The myth goes that Israel offered 96% of the West Bank to Arafat. Leaving aside the fact that justice isn’t simple arithmetic, the claim itself is false. The areas of East Jersulam that Israel wanted to keep are simply left out of this calculation- they were not negotiable. What ever percentage figure one chooses to refer to, is the area Israel was prepared to negotiate over, which doesn’t include those parts that Israel had already decided belonged to it.

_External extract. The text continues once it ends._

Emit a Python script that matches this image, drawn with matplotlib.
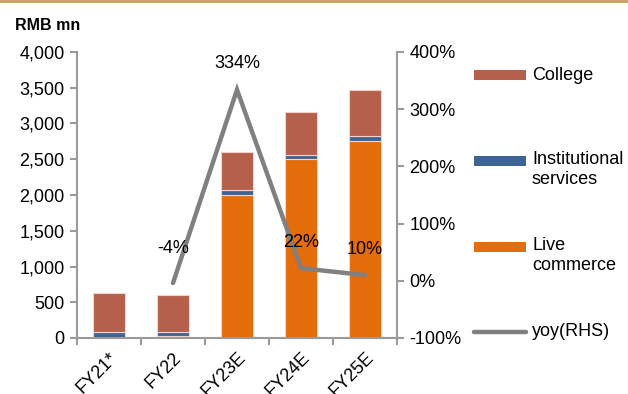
import matplotlib
matplotlib.use('Agg')
import matplotlib.pyplot as plt
from matplotlib.patches import Rectangle
from matplotlib.lines import Line2D
from matplotlib.ticker import FuncFormatter, MultipleLocator

plt.rcParams['font.family'] = ['Liberation Sans', 'DejaVu Sans']

# Revenue by segment (RMB mn) and total yoy growth
years = ['FY21*', 'FY22', 'FY23E', 'FY24E', 'FY25E']
live_commerce = [0, 30, 2000, 2500, 2750]
institutional = [88, 55, 65, 65, 70]
college = [537, 515, 540, 600, 655]
yoy = [None, -4, 334, 22, 10]
yoy_labels = ['', '-4%', '334%', '22%', '10%']

c_college = '#B5604A'
c_inst = '#3D6494'
c_live = '#E46C0A'
c_line = '#808080'
c_axis = '#9A9A9A'

fig = plt.figure(figsize=(6.28, 3.94), dpi=100)
ax = fig.add_axes([77 / 628, 1 - 338 / 394, 320 / 628, 286 / 394])

x = list(range(len(years)))
bottom2 = [a + b for a, b in zip(live_commerce, institutional)]
edge = dict(edgecolor='#F3D3CC', linewidth=0.8, width=0.5)
ax.bar(x, live_commerce, color=c_live, **edge)
ax.bar(x, institutional, bottom=live_commerce, color=c_inst, **edge)
ax.bar(x, college, bottom=bottom2, color=c_college, **edge)

ax.set_xlim(-0.5, len(years) - 0.5)
ax.set_ylim(0, 4000)
ax.yaxis.set_major_locator(MultipleLocator(500))
ax.yaxis.set_major_formatter(FuncFormatter(lambda v, p: f'{v:,.0f}'))
ax.set_xticks(x)
ax.set_xticklabels(years, rotation=45, ha='right', rotation_mode='anchor')
ax.set_xticks([i - 0.5 for i in range(len(years) + 1)], minor=True)
ax.tick_params(axis='x', which='major', length=0, pad=8, labelsize=13)
ax.tick_params(axis='x', which='minor', length=5, color=c_axis, width=1.5)
ax.tick_params(axis='y', length=5, color=c_axis, width=1.5, labelsize=13, pad=4)

for s in ['top', 'right']:
    ax.spines[s].set_visible(False)
for s in ['left', 'bottom']:
    ax.spines[s].set_color(c_axis)
    ax.spines[s].set_linewidth(1.5)

# yoy growth on the right axis
ax2 = ax.twinx()
ax2.set_ylim(-100, 400)
ax2.yaxis.set_major_locator(MultipleLocator(100))
ax2.yaxis.set_major_formatter(FuncFormatter(lambda v, p: f'{v:.0f}%'))
ax2.tick_params(axis='y', length=5, color=c_axis, width=1.5, labelsize=13, pad=4)
for s in ['top', 'left', 'bottom']:
    ax2.spines[s].set_visible(False)
ax2.spines['right'].set_color(c_axis)
ax2.spines['right'].set_linewidth(1.5)

yx = [i for i, v in zip(x, yoy) if v is not None]
yv = [v for v in yoy if v is not None]
ax2.plot(yx, yv, color=c_line, linewidth=3.2, solid_capstyle='round',
         solid_joinstyle='miter')
for i, v, lab in zip(x, yoy, yoy_labels):
    if v is None:
        continue
    dy = 35 if v < 0 else 26
    ax2.annotate(lab, (i, v), xytext=(0, dy), textcoords='offset pixels',
                 ha='center', va='center', fontsize=13)

# title and top rule
fig.text(15 / 628, 1 - 25 / 394, 'RMB mn', fontsize=11.5, fontweight='bold',
         va='center', ha='left')
fig.add_artist(Rectangle((0, 1 - 3 / 394), 1, 3 / 394, transform=fig.transFigure,
                         color='#C8A862', lw=0))


# legend, drawn in figure pixels
def px(xp, yp):
    return xp / 628, 1 - yp / 394


legend_items = [
    ('bar', c_college, 'College', 75),
    ('bar', c_inst, 'Institutional\nservices', 161),
    ('bar', c_live, 'Live\ncommerce', 247),
    ('line', c_line, 'yoy(RHS)', 332),
]
for kind, col, lab, yp in legend_items:
    if kind == 'bar':
        x0, y0 = px(474, yp + 5)
        fig.add_artist(Rectangle((x0, y0), 52 / 628, 10 / 394,
                                 transform=fig.transFigure, color=col, lw=0))
    else:
        xa, ya = px(474, yp)
        xb, _ = px(526, yp)
        fig.add_artist(Line2D([xa, xb], [ya, ya], transform=fig.transFigure,
                              color=col, linewidth=3.2, solid_capstyle='round'))
    if '\n' in lab:
        tx, ty = px(532, yp - 10)
        fig.text(tx, ty, lab, fontsize=13, va='top', ha='left', linespacing=1.2)
    else:
        tx, ty = px(532, yp)
        fig.text(tx, ty, lab, fontsize=13, va='center', ha='left')

fig.savefig('out.png', dpi=100)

Another frequently referred to text in the “generous offer” myth is Dennis Ross’s book ‘The Missing Peace’. His book and frequent articles have lent credence to the idea that Israelis made an offer and it was generous. It’s best described as 800 pages of self-congratulation. Ross’s contention is based on a time limited perspective. The “generous offer” myth is based on the reality that Barak went further than any other Israeli in negotiations with the Palestinians. But this says far more about the reluctance of his predecessors, than about Baraks fabled generosity. And it is the subsequent Taba talks, 6 months later, that further expose Ross and the whole “generous offer” myth. In Taba, Israel moved closer to what Palestinians saw as the minimum acceptable offer. Israel dropped its demand for control of the Jordan valley and control of all external borders and accepted greater Palestinian sovereignty over East Jerusalem. These facts show that while Barak had gone further at Camp David than any previous Israeli leader, it was completely false to contend that; he “had left no stone unturned” as was repeatedly claimed, and that the vague proposals were anything approaching “generous”. Indeed, the subsequent developements at Taba show that Arafat, while suffering his own serious negotiating flaws, would have made a grave error if he were to have accepted Baraks "offer " at Camp David.

The idea of generosity in this context is turned completely on its head; Israel was not giving to the Palestinians from itself, but was simply returning to the Palestinians what was theirs. That returning only part of what is not yours, instead of all, can be construed as generosity, tells one a great deal about the prevailing dogmas on the Israel-Palestine conflict.